The area outside the gate for the Uganda flight in the Amsterdam airport was awash in people in coordinated t-shirts, always a sure sign the church groups were on the march. Sure enough, group #1 was "His Holy Hands" (picture of a halo over the African continent) and they were building a school. Group #2 was "Hope and Peace Ministries" (rising sun over the African continent) and they sponsored kids in villages and were going to visit them, group #3 was "Saviors of something or another" (big handshake across the African continent) and they were, well, I'm not sure what they were doing, but they all had thick East London accents and tattoos.
There were more. These were just the ones which came up and told me what they were doing. And believe me, they all will come up and tell you what they're doing if you make any sort of eye contact at all.
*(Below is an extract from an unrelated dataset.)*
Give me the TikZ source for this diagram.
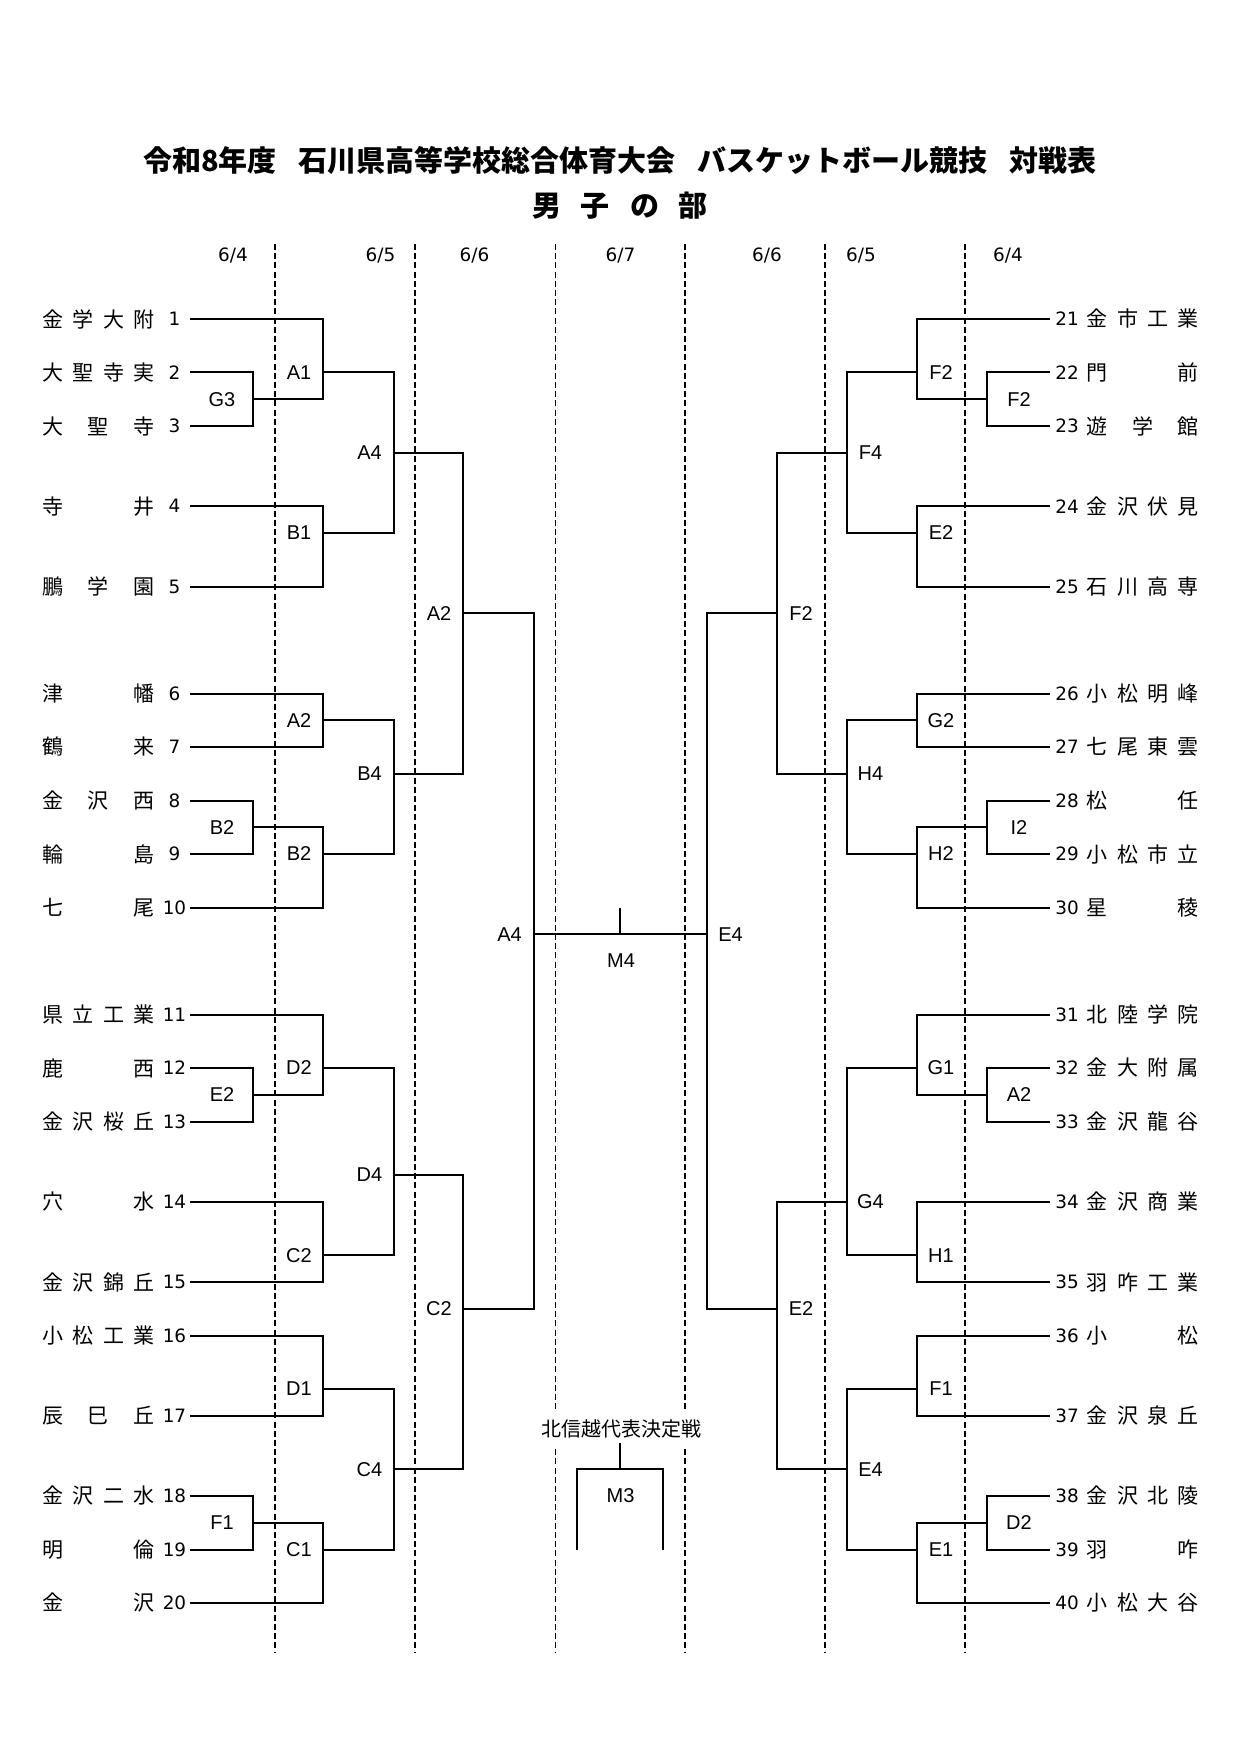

Even passing glances.
I never really had contact with the missionary types or the summer "goin' to africa to save me some babies" crowd before. They weren't in my part of India, they hadn't made it to Liberia and they sure as hell weren't in Darfur, so my only previous contact with them was in the Kampala and Nairobi airports, where I would quietly judge them.
I can't help it. I know I shouldn't and I'm just being a horrible horrible snob and, given how ineffectual I feel much of the work we big, well funded, experienced NGOs do, I'm not even sure where I get off, but I just object SO strongly to these types of people. The ones that come out to Africa once a year to shower money on some village and will talk your ear off about how grateful everyone is and how it changed their lives seeing that little girl hold her first ever toy or whatever.
See, I'm just nasty about it. I even kinda shocked a guy on the flight from Yei to Juba today. He started talking to me and it turned out he ran orphanages, which is one of my pet peeves, I hate them. Anyway, he was telling me about how they had this one little girl who was so smart and lovely and all and her mom (MOM people) came for her and he said no because he couldn't guarantee she'd get the same level of schooling in her home village. I told him I thought that was a bit paternalistic and I wasn't sure he had the right, morally or legally, to keep a girl from her family nor did I think the whole idea of a orphanage where the kids had living parents was particularly sensible.
He looked like I hit him. I'm sure he's never gotten anything but hugs, teary eyes and canonization from anyone for his work before.
I'm going to hell. Immediately. And I deserve it.